What makes January first the day to start being a better person?

Reflecting on the origins of New Year’s resolutions

If I actually practiced New Year’s resolutions as they were originally intended then I’d have to give up half of my wardrobe, and not because I started hitting the gym all the time. 

While today we often look at the New Year as a chance to start afresh with new habits and lifestyles, the practice is commonly held to have originated with a less self-motivated intention. 

In Babylonian times, a 12-day religious festival called Akitu marked the New Year, which occurred during the month of March according to the Babylonian calendar. During this time they would resolve to repay debts and return borrowed objects in the hopes of being looked upon favourably by the gods in the upcoming year. 

Like I said, the gods would be frowning upon me as I continue to hoard my roommates’ clothing. I’m probably not the only one either. Studies suggest that only about 8 per cent of people actually keep their resolutions. I think I’ll keep my roommates clothes for just a little longer.
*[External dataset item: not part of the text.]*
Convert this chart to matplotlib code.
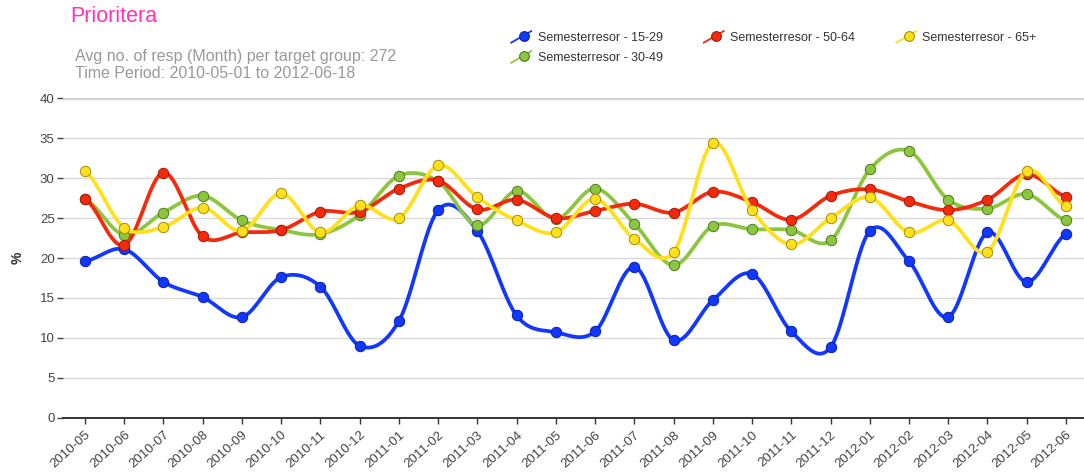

Like Babylonian traditions that revolved around a king, the Roman New Year also consisted of re-affirming loyalty to the emperor. Sorry Justin Trudeau, although I won’t be bowing down, I’ll be admiring your jawline from afar. 

Early Christians began their New Year by reflecting on their behavior of the past year, similar to today’s practices and in 1740, John Wesley invented covenant renewal services. These services took place around the New Year and Christmas as a way of celebrating the New Year with prayer and devotion. These services are still practiced within evangelical Protestant churches where people gather to pray and make resolutions for the New Year in a communal setting.

Today’s secular traditions have less to do with religion and more to do with self-improvement. Rather than praying to god, most people are praying for their bank accounts to let them keep their gym memberships — “this year, I’ll actually go.”

But if we were to continue to start the New Year like the Babylonians, what would we be returning? 

As university students, this can range anywhere from your next-door neighbours’ frying pan to thousands of dollars in students debts — the limit, unfortunately, doesn’t exist. 

But rather than burdening ourselves with tangible change, we resolve to bettering ourselves with small steps forward, because if we don’t, who will know anyway?

As the clock strikes midnight and people around the world celebrate the New Year, I can’t help but do the same. 

To combat the insignificance of a mere date change, we use it as a chance to start anew, making resolutions to better our lifestyles and ourselves come the New Year.